> _Prompt_: Write out only the lines from the start of the entries up to and including the line with "-10.2, -10.4, -11.2];"; please skip the pictures.

> _The data_:

--

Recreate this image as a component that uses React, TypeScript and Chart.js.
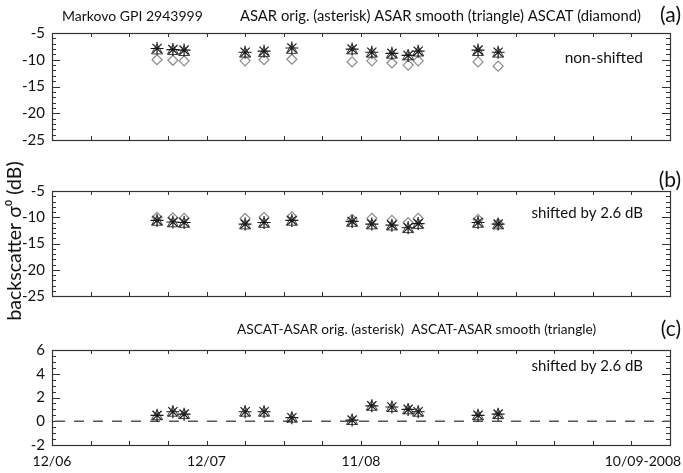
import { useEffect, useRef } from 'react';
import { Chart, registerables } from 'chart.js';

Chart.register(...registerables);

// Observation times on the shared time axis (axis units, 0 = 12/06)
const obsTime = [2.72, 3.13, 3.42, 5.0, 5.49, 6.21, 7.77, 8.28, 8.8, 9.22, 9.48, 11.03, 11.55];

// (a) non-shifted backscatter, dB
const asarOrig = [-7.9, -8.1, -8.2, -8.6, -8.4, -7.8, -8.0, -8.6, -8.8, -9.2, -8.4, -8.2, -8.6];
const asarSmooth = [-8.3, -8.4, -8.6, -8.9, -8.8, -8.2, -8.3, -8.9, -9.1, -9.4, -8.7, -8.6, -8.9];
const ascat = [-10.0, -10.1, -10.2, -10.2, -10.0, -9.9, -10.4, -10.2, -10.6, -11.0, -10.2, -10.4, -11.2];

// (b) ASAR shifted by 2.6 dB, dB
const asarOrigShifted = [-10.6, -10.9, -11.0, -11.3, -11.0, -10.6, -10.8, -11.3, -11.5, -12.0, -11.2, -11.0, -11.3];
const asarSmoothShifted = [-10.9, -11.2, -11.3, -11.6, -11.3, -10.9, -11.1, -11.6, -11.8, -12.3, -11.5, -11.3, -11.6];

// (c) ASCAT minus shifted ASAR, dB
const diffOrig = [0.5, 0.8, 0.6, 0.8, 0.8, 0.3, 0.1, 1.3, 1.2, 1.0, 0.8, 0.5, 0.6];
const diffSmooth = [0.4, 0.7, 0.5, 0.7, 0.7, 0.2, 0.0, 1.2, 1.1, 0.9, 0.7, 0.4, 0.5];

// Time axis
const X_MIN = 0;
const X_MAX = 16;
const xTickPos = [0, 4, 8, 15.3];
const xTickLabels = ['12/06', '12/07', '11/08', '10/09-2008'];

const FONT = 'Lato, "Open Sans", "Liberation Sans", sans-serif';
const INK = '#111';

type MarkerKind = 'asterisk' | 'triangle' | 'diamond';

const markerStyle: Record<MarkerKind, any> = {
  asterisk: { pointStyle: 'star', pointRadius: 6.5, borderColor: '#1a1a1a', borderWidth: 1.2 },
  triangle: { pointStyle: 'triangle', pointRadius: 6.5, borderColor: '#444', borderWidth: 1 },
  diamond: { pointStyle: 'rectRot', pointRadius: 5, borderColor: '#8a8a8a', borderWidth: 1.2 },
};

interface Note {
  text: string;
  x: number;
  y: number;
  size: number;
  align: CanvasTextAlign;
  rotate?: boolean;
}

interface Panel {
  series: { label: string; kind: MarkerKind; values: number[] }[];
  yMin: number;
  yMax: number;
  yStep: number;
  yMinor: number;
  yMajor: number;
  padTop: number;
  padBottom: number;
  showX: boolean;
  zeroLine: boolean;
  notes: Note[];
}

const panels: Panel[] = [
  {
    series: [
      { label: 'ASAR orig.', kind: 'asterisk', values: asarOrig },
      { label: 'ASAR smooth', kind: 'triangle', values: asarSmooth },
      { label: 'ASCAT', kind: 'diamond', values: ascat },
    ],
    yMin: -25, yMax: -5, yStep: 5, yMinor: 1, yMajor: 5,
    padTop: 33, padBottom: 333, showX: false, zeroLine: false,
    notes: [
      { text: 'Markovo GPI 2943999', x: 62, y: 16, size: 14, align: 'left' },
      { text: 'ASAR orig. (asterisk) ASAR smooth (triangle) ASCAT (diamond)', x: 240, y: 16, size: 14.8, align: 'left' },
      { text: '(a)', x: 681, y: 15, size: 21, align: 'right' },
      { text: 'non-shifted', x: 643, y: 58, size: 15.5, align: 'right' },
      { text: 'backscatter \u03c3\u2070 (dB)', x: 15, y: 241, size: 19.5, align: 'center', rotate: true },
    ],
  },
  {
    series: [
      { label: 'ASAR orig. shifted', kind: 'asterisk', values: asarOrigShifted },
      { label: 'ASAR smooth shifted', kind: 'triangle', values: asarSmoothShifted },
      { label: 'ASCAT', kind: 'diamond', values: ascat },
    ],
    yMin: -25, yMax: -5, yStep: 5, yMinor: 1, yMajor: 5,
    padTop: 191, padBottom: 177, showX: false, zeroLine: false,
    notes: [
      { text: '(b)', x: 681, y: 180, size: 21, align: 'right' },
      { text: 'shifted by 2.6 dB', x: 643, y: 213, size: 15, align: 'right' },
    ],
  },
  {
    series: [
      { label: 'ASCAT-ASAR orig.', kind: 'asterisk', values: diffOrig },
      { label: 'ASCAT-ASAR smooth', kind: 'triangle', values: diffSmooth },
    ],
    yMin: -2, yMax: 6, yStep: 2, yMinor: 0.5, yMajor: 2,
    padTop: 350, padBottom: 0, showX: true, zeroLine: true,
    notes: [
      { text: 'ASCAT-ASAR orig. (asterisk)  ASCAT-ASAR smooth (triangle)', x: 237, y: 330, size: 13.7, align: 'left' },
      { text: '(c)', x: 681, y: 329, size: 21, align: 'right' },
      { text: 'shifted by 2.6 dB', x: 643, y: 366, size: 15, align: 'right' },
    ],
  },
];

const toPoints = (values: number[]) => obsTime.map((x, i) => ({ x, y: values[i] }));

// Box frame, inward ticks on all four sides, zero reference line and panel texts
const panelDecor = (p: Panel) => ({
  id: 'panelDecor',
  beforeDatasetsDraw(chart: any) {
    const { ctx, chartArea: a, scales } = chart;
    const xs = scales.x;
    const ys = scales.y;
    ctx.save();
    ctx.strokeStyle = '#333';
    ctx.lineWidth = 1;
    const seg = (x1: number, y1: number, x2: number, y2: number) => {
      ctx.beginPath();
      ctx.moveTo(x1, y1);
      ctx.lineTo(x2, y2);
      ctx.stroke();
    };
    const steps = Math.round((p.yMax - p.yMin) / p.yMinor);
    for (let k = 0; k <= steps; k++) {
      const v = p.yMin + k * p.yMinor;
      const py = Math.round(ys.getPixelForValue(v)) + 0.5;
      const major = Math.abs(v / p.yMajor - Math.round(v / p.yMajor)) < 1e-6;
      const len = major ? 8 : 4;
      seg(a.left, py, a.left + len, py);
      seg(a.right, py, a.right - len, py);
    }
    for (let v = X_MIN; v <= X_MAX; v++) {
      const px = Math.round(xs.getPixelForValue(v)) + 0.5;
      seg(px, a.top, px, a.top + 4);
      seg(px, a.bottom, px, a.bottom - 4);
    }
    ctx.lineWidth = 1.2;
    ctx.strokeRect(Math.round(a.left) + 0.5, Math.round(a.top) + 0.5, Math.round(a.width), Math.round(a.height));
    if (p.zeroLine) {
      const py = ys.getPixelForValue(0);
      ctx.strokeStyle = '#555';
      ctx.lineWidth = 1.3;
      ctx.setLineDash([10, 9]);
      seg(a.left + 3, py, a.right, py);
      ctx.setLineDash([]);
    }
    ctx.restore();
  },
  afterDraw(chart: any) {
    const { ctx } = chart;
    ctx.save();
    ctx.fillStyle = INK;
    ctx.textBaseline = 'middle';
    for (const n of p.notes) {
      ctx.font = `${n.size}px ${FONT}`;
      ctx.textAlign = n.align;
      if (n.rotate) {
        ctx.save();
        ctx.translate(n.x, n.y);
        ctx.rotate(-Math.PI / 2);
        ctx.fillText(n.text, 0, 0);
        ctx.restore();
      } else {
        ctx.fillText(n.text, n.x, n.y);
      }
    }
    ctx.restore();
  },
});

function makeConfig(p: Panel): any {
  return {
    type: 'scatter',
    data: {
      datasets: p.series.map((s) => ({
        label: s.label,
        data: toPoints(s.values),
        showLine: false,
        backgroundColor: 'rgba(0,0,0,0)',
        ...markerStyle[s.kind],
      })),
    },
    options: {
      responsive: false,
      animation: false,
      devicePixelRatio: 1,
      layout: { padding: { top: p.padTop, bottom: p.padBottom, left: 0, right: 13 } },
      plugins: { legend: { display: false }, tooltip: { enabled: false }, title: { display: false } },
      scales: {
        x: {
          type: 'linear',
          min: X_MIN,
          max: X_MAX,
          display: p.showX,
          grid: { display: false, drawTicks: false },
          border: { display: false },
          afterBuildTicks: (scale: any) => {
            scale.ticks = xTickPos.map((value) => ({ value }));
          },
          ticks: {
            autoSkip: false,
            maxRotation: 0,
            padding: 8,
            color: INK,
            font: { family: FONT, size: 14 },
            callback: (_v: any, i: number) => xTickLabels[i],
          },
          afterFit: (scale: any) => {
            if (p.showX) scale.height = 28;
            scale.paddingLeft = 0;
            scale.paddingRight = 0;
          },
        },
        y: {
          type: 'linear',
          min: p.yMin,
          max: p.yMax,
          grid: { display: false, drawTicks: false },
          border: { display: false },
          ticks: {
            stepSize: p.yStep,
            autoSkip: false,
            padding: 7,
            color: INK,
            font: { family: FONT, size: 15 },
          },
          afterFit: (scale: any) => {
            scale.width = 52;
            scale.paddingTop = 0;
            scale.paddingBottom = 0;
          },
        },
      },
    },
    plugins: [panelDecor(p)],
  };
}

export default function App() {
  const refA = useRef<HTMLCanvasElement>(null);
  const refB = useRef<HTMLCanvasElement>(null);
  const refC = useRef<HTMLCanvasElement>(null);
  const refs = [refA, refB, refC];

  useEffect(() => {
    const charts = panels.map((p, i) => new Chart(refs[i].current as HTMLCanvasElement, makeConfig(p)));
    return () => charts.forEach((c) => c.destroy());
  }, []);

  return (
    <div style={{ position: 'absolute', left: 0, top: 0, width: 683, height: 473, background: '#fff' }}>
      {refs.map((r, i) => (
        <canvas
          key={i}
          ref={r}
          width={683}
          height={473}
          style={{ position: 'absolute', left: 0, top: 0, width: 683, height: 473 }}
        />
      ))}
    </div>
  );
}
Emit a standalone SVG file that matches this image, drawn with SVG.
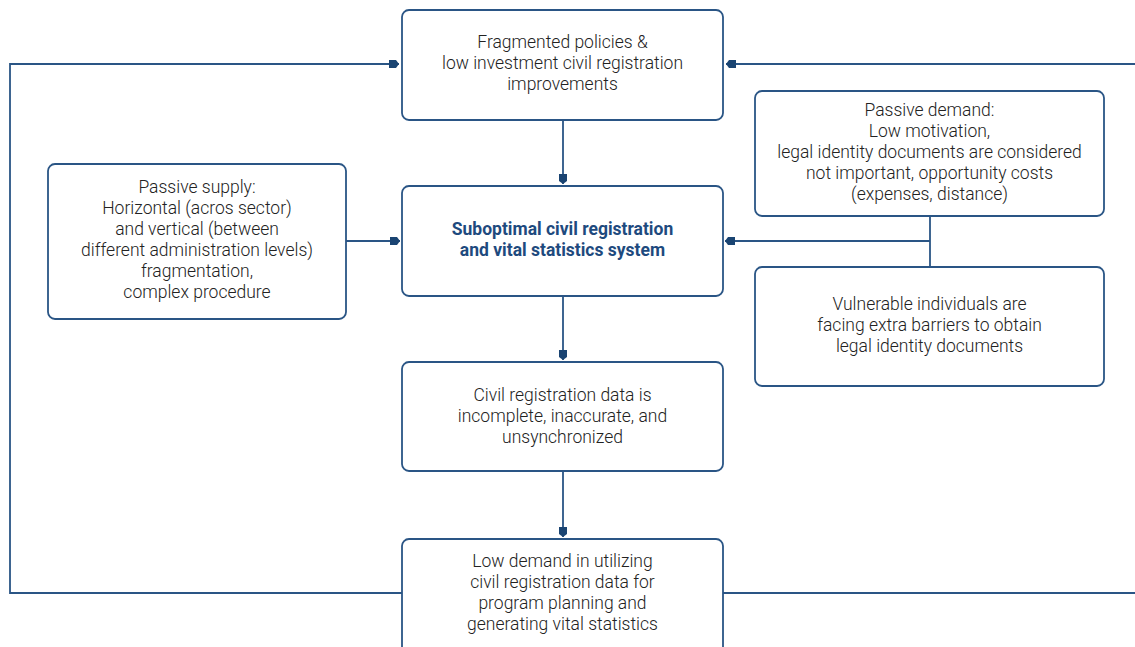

--

> _Solution to this task_:
Recreate this image as a component that uses React, TypeScript and Chart.js.
import { useEffect, useRef } from 'react';
import { Chart, registerables } from 'chart.js';

Chart.register(...registerables);

// Observation times on the shared time axis (axis units, 0 = 12/06)
const obsTime = [2.72, 3.13, 3.42, 5.0, 5.49, 6.21, 7.77, 8.28, 8.8, 9.22, 9.48, 11.03, 11.55];

// (a) non-shifted backscatter, dB
const asarOrig = [-7.9, -8.1, -8.2, -8.6, -8.4, -7.8, -8.0, -8.6, -8.8, -9.2, -8.4, -8.2, -8.6];
const asarSmooth = [-8.3, -8.4, -8.6, -8.9, -8.8, -8.2, -8.3, -8.9, -9.1, -9.4, -8.7, -8.6, -8.9];
const ascat = [-10.0, -10.1, -10.2, -10.2, -10.0, -9.9, -10.4, -10.2, -10.6, -11.0, -10.2, -10.4, -11.2];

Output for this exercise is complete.